◆ Exercise description: Which lines hold the word "matplotlib"? Copy each of them from the material.

◆ Data provided:

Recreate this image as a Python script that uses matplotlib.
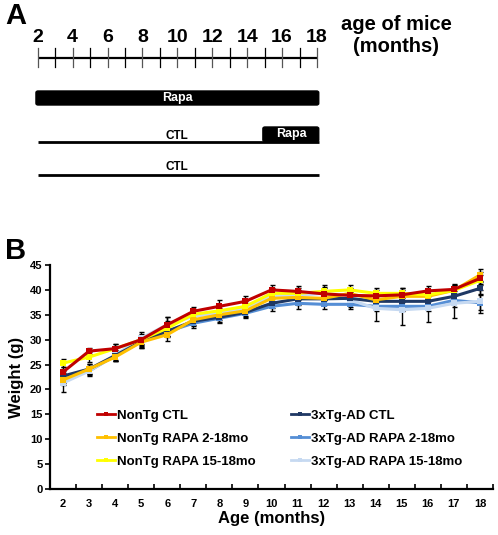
import matplotlib
matplotlib.use("Agg")
import matplotlib.pyplot as plt
from matplotlib.patches import FancyBboxPatch
import numpy as np

plt.rcParams['font.family'] = ['Liberation Sans', 'DejaVu Sans']
plt.rcParams['font.weight'] = 'bold'

# ---------------- data ----------------
months = list(range(2, 19))
timeline_ticks = list(range(2, 19))
timeline_labels = list(range(2, 19, 2))
rapa_full = (2, 18)
rapa_late = (15, 18)

series_names = ["NonTg CTL", "NonTg RAPA 2-18mo", "NonTg RAPA 15-18mo",
                "3xTg-AD CTL", "3xTg-AD RAPA 2-18mo", "3xTg-AD RAPA 15-18mo"]
series_colors = ["#C00000", "#FFC000", "#FFFF00", "#1F3864", "#558ED5", "#C6D9F1"]

nontg_ctl = [23.5, 27.7, 28.2, 30.0, 33.0, 35.7, 36.7, 37.7, 40.0, 39.7, 39.2, 38.9, 38.8, 39.0, 39.8, 40.1, 42.3]
nontg_rapa_2_18 = [21.9, 24.1, 26.5, 29.5, 31.0, 34.0, 35.0, 35.8, 38.3, 38.5, 38.3, 39.3, 38.0, 38.7, 38.7, 39.9, 43.0]
nontg_rapa_15_18 = [25.3, 26.5, 28.2, 30.0, 32.3, 35.1, 35.8, 36.7, 39.3, 39.3, 39.7, 40.0, 39.3, 39.3, 39.0, 39.9, 41.9]
tg_ctl = [22.7, 24.1, 26.8, 29.6, 31.7, 33.7, 34.5, 35.5, 37.3, 38.2, 38.2, 38.3, 37.7, 37.7, 37.7, 38.7, 40.3]
tg_rapa_2_18 = [22.3, 23.7, 26.8, 29.6, 31.6, 33.3, 34.3, 35.3, 36.7, 37.3, 37.1, 37.1, 36.7, 36.7, 36.7, 37.9, 37.4]
tg_rapa_15_18 = [21.3, 23.7, 26.9, 30.3, 33.0, 34.7, 35.3, 36.3, 38.7, 38.9, 39.3, 38.0, 36.3, 36.0, 36.3, 37.3, 37.7]

err_nontg_ctl = [1.0, 0.6, 1.0, 1.2, 1.5, 0.9, 1.2, 1.0, 1.0, 1.0, 1.2, 1.0, 1.2, 1.3, 1.0, 1.0, 1.2]
err_nontg_rapa_2_18 = [1.0, 1.0, 0.8, 1.0, 1.3, 1.0, 1.0, 1.0, 1.0, 1.2, 1.3, 1.0, 1.2, 1.2, 1.0, 1.0, 1.2]
err_nontg_rapa_15_18 = [0.8, 1.0, 1.0, 1.0, 1.5, 1.0, 1.0, 1.0, 1.0, 1.0, 1.3, 1.0, 1.0, 1.0, 1.0, 1.0, 1.0]
err_tg_ctl = [1.0, 1.0, 1.0, 1.2, 1.0, 1.0, 1.0, 1.0, 1.0, 1.2, 1.0, 1.0, 1.0, 1.0, 1.0, 1.0, 1.2]
err_tg_rapa_2_18 = [1.0, 0.8, 1.0, 1.2, 1.0, 1.0, 1.0, 1.0, 1.0, 1.2, 1.0, 1.0, 1.0, 1.0, 1.0, 1.3, 1.5]
err_tg_rapa_15_18 = [1.8, 1.0, 1.0, 1.2, 1.5, 1.0, 1.0, 1.0, 1.2, 1.0, 1.3, 1.5, 2.5, 3.0, 2.8, 3.0, 2.3]

series_values = [nontg_ctl, nontg_rapa_2_18, nontg_rapa_15_18, tg_ctl, tg_rapa_2_18, tg_rapa_15_18]
series_errors = [err_nontg_ctl, err_nontg_rapa_2_18, err_nontg_rapa_15_18, err_tg_ctl, err_tg_rapa_2_18, err_tg_rapa_15_18]

# ---------------- figure ----------------
W, H = 498, 535
fig = plt.figure(figsize=(W / 100, H / 100), dpi=100)

# ---- Panel A: timeline schematic ----
axA = fig.add_axes([0, 1 - 235 / H, 1, 235 / H])
px_per_month = (317 - 37.7) / 16.0
x_left = 2 - 37.7 / px_per_month
x_right = 2 + (W - 37.7) / px_per_month
axA.set_xlim(x_left, x_right)
axA.set_ylim(235, 0)
axA.axis('off')

axA.plot([timeline_ticks[0], timeline_ticks[-1]], [58, 58], color='black', lw=1.6, solid_capstyle='butt')
for i, m in enumerate(timeline_ticks):
    axA.plot([m, m], [48, 67], color='#555555' if i % 2 == 0 else 'black', lw=0.9)
for m in timeline_labels:
    axA.text(m, 38, str(m), ha='center', va='center', fontsize=14, fontweight='bold')
axA.text(x_left + 396 / px_per_month, 35, "age of mice\n(months)", ha='center', va='center',
         fontsize=14.5, fontweight='bold', linespacing=1.2)

pad = 0.1
axA.add_patch(FancyBboxPatch((rapa_full[0] - pad, 91), rapa_full[1] - rapa_full[0] + 2 * pad, 14,
                             boxstyle="round,pad=0,rounding_size=0.12", mutation_aspect=14,
                             facecolor='black', edgecolor='black'))
axA.text((rapa_full[0] + rapa_full[1]) / 2, 98.5, "Rapa", color='white', ha='center', va='center',
         fontsize=9, fontweight='bold')

axA.plot([rapa_full[0], rapa_full[1] + pad], [142, 142], color='black', lw=2, solid_capstyle='butt')
axA.add_patch(FancyBboxPatch((rapa_late[0] - pad, 127), rapa_late[1] - rapa_late[0] + 2 * pad, 14.5,
                             boxstyle="round,pad=0,rounding_size=0.12", mutation_aspect=14,
                             facecolor='black', edgecolor='black'))
axA.text((rapa_late[0] + rapa_late[1]) / 2 + 0.05, 133.5, "Rapa", color='white', ha='center', va='center',
         fontsize=9, fontweight='bold')
axA.text((rapa_full[0] + rapa_full[1]) / 2, 136, "CTL", ha='center', va='center', fontsize=8.5, fontweight='bold')

axA.plot([rapa_full[0], rapa_full[1] + pad], [175, 175], color='black', lw=2, solid_capstyle='butt')
axA.text((rapa_full[0] + rapa_full[1]) / 2, 167, "CTL", ha='center', va='center', fontsize=8.5, fontweight='bold')

fig.text(5 / W, 1 - 16 / H, "A", fontsize=21, fontweight='bold', va='center', ha='left')
fig.text(5 / W, 1 - 251 / H, "B", fontsize=21, fontweight='bold', va='center', ha='left')

# ---- Panel B: weight curves ----
axB = fig.add_axes([50 / W, 1 - 489 / H, (493 - 50) / W, (489 - 265) / H])
order = [4, 5, 3, 1, 2, 0]
for idx in order:
    vals, errs, col = series_values[idx], series_errors[idx], series_colors[idx]
    axB.errorbar(months, vals, yerr=errs, fmt='none', ecolor='black', elinewidth=1.0,
                 capsize=1.8, capthick=1.0, zorder=2)
    axB.plot(months, vals, color=col, lw=2.2, marker='s', markersize=4.5,
             markeredgewidth=0, zorder=3, label=series_names[idx])

axB.set_xlim(1.5, 18.5)
axB.set_ylim(0, 45)
axB.set_yticks(range(0, 46, 5))
axB.set_xticks(months)
axB.set_xticks(np.arange(1.5, 18.6, 1.0), minor=True)
axB.tick_params(axis='x', which='major', length=0, pad=7, labelsize=8)
axB.tick_params(axis='x', which='minor', direction='in', length=3.5, width=1.2)
axB.tick_params(axis='y', which='major', direction='out', length=3.5, width=1.2, labelsize=8, pad=2)
for lab in axB.get_xticklabels() + axB.get_yticklabels():
    lab.set_fontweight('bold')
for s in ['top', 'right']:
    axB.spines[s].set_visible(False)
for s in ['left', 'bottom']:
    axB.spines[s].set_linewidth(1.6)
axB.set_xlabel("Age (months)", fontsize=12, fontweight='bold', labelpad=2)
axB.set_ylabel("Weight (g)", fontsize=12, fontweight='bold', labelpad=4)

leg_handles = []
for idx in range(6):
    h = plt.Line2D([], [], color=series_colors[idx], lw=2, marker='s', markersize=3, markeredgewidth=0)
    leg_handles.append(h)
axB.legend(leg_handles, series_names, ncol=2, loc='center', bbox_to_anchor=(0.519, 0.225),
           frameon=False, prop={'weight': 'bold', 'size': 9.5}, handlelength=1.35,
           handletextpad=0.15, columnspacing=2.7, labelspacing=0.8)

fig.savefig("out.png", dpi=100)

◆ Complete output:
Recreate this image as a Python script that uses matplotlib.
import matplotlib
matplotlib.use("Agg")
import matplotlib.pyplot as plt
from matplotlib.patches import FancyBboxPatch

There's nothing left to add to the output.